**Your instructions**. Restate the material word for word and leave out anything that is a picture.

**Dataset section**.
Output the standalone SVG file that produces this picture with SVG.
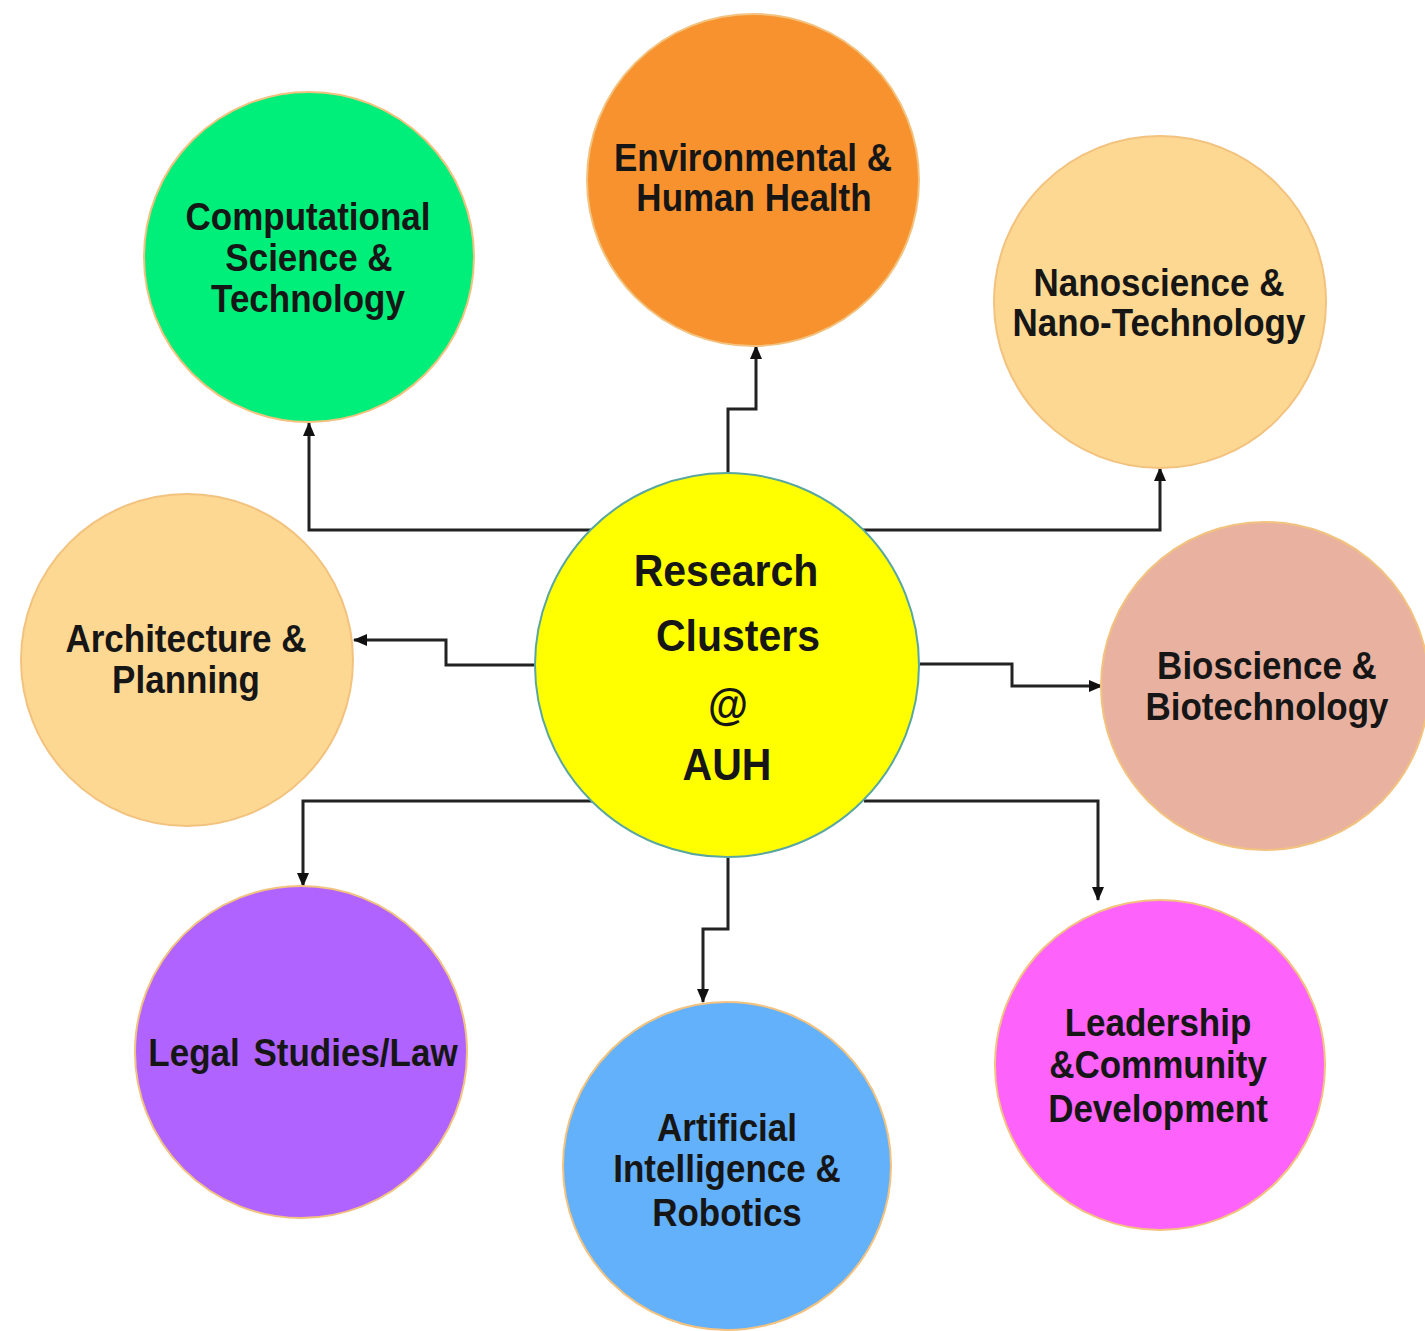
<svg xmlns="http://www.w3.org/2000/svg" width="1425" height="1331" viewBox="0 0 1425 1331">
  <style>
    .node { stroke: #f2c27e; stroke-width: 2; }
    .hub { stroke: #5aa6a0; stroke-width: 2; }
    .label { font-family: "Liberation Sans", Arial, sans-serif; font-weight: bold; font-size: 35px; fill: #161616; text-anchor: middle;
             transform-box: fill-box; transform-origin: center; transform: scaleY(1.1); }
    .hub-label { font-size: 41px; }
    .link { fill: none; stroke: #222; stroke-width: 3; marker-end: url(#arrow); }
  </style>
  <defs>
    <marker id="arrow" viewBox="0 0 14 12" refX="13" refY="6" markerWidth="14" markerHeight="12" markerUnits="userSpaceOnUse" orient="auto">
      <path d="M0,0 L14,6 L0,12 Z" fill="#111"/>
    </marker>
  </defs>

  <rect width="1425" height="1331" fill="#ffffff"/>

  <!-- connectors from the hub to each cluster -->
  <g id="connectors">
    <path class="link" d="M592,530 H309 V423"/>
    <path class="link" d="M728,473 V409 H756 V346"/>
    <path class="link" d="M862,530 H1160 V468"/>
    <path class="link" d="M536,665 H446 V640 H354"/>
    <path class="link" d="M920,664 H1012 V686 H1102"/>
    <path class="link" d="M592,801 H303 V886"/>
    <path class="link" d="M728,858 V929 H703 V1002"/>
    <path class="link" d="M864,801 H1098 V900"/>
  </g>

  <g id="computational">
    <circle class="node" cx="309" cy="257" r="165" fill="#00ee7a"/>
    <text class="label" x="308" y="229">Computational</text>
    <text class="label" x="309" y="270">Science &amp;</text>
    <text class="label" x="308" y="311">Technology</text>
  </g>

  <g id="environmental">
    <circle class="node" cx="753" cy="180" r="166" fill="#f7922f"/>
    <text class="label" x="753" y="170">Environmental &amp;</text>
    <text class="label" x="754" y="210">Human Health</text>
  </g>

  <g id="nanoscience">
    <circle class="node" cx="1160" cy="302" r="166" fill="#fdd892"/>
    <text class="label" x="1159" y="295">Nanoscience &amp;</text>
    <text class="label" x="1159" y="335">Nano-Technology</text>
  </g>

  <g id="architecture">
    <circle class="node" cx="187" cy="660" r="166" fill="#fdd892"/>
    <text class="label" x="186" y="651">Architecture &amp;</text>
    <text class="label" x="186" y="692">Planning</text>
  </g>

  <g id="bioscience">
    <circle class="node" cx="1265" cy="686" r="164" fill="#e9b2a0"/>
    <text class="label" x="1267" y="678">Bioscience &amp;</text>
    <text class="label" x="1267" y="719">Biotechnology</text>
  </g>

  <g id="legal">
    <circle class="node" cx="301" cy="1052" r="166" fill="#b063ff"/>
    <text class="label" x="303" y="1065" word-spacing="4">Legal Studies/Law</text>
  </g>

  <g id="ai-robotics">
    <circle class="node" cx="727" cy="1166" r="164" fill="#63b1fb"/>
    <text class="label" x="727" y="1140">Artificial</text>
    <text class="label" x="727" y="1181">Intelligence &amp;</text>
    <text class="label" x="727" y="1225">Robotics</text>
  </g>

  <g id="leadership">
    <circle class="node" cx="1160" cy="1065" r="165" fill="#fd62fb"/>
    <text class="label" x="1158" y="1035">Leadership</text>
    <text class="label" x="1158" y="1077">&amp;Community</text>
    <text class="label" x="1158" y="1121">Development</text>
  </g>

  <g id="hub">
    <circle class="hub" cx="727" cy="665" r="192" fill="#ffff00"/>
    <text class="label hub-label" x="726" y="585">Research</text>
    <text class="label hub-label" x="738" y="650">Clusters</text>
    <text class="label hub-label" x="728" y="719" font-size="44">@</text>
    <text class="label hub-label" x="727" y="779">AUH</text>
  </g>
</svg>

**Task answer**.
Output the standalone SVG file that produces this picture with SVG.
<svg xmlns="http://www.w3.org/2000/svg" width="1425" height="1331" viewBox="0 0 1425 1331">
  <style>
    .node { stroke: #f2c27e; stroke-width: 2; }
    .hub { stroke: #5aa6a0; stroke-width: 2; }
    .label { font-family: "Liberation Sans", Arial, sans-serif; font-weight: bold; font-size: 35px; fill: #161616; text-anchor: middle;
             transform-box: fill-box; transform-origin: center; transform: scaleY(1.1); }
    .hub-label { font-size: 41px; }
    .link { fill: none; stroke: #222; stroke-width: 3; marker-end: url(#arrow); }
  </style>
  <defs>
    <marker id="arrow" viewBox="0 0 14 12" refX="13" refY="6" markerWidth="14" markerHeight="12" markerUnits="userSpaceOnUse" orient="auto">
      <path d="M0,0 L14,6 L0,12 Z" fill="#111"/>
    </marker>
  </defs>

  <rect width="1425" height="1331" fill="#ffffff"/>

  <!-- connectors from the hub to each cluster -->
  <g id="connectors">
    <path class="link" d="M592,530 H309 V423"/>
    <path class="link" d="M728,473 V409 H756 V346"/>
    <path class="link" d="M862,530 H1160 V468"/>
    <path class="link" d="M536,665 H446 V640 H354"/>
    <path class="link" d="M920,664 H1012 V686 H1102"/>
    <path class="link" d="M592,801 H303 V886"/>
    <path class="link" d="M728,858 V929 H703 V1002"/>
    <path class="link" d="M864,801 H1098 V900"/>
  </g>

  <g id="computational">
    <circle class="node" cx="309" cy="257" r="165" fill="#00ee7a"/>
    <text class="label" x="308" y="229">Computational</text>
    <text class="label" x="309" y="270">Science &amp;</text>
    <text class="label" x="308" y="311">Technology</text>
  </g>

  <g id="environmental">
    <circle class="node" cx="753" cy="180" r="166" fill="#f7922f"/>
    <text class="label" x="753" y="170">Environmental &amp;</text>
    <text class="label" x="754" y="210">Human Health</text>
  </g>

  <g id="nanoscience">
    <circle class="node" cx="1160" cy="302" r="166" fill="#fdd892"/>
    <text class="label" x="1159" y="295">Nanoscience &amp;</text>
    <text class="label" x="1159" y="335">Nano-Technology</text>
  </g>

  <g id="architecture">
    <circle class="node" cx="187" cy="660" r="166" fill="#fdd892"/>
    <text class="label" x="186" y="651">Architecture &amp;</text>
    <text class="label" x="186" y="692">Planning</text>
  </g>

  <g id="bioscience">
    <circle class="node" cx="1265" cy="686" r="164" fill="#e9b2a0"/>
    <text class="label" x="1267" y="678">Bioscience &amp;</text>
    <text class="label" x="1267" y="719">Biotechnology</text>
  </g>

  <g id="legal">
    <circle class="node" cx="301" cy="1052" r="166" fill="#b063ff"/>
    <text class="label" x="303" y="1065" word-spacing="4">Legal Studies/Law</text>
  </g>

  <g id="ai-robotics">
    <circle class="node" cx="727" cy="1166" r="164" fill="#63b1fb"/>
    <text class="label" x="727" y="1140">Artificial</text>
    <text class="label" x="727" y="1181">Intelligence &amp;</text>
    <text class="label" x="727" y="1225">Robotics</text>
  </g>

  <g id="leadership">
    <circle class="node" cx="1160" cy="1065" r="165" fill="#fd62fb"/>
    <text class="label" x="1158" y="1035">Leadership</text>
    <text class="label" x="1158" y="1077">&amp;Community</text>
    <text class="label" x="1158" y="1121">Development</text>
  </g>

  <g id="hub">
    <circle class="hub" cx="727" cy="665" r="192" fill="#ffff00"/>
    <text class="label hub-label" x="726" y="585">Research</text>
    <text class="label hub-label" x="738" y="650">Clusters</text>
    <text class="label hub-label" x="728" y="719" font-size="44">@</text>
    <text class="label hub-label" x="727" y="779">AUH</text>
  </g>
</svg>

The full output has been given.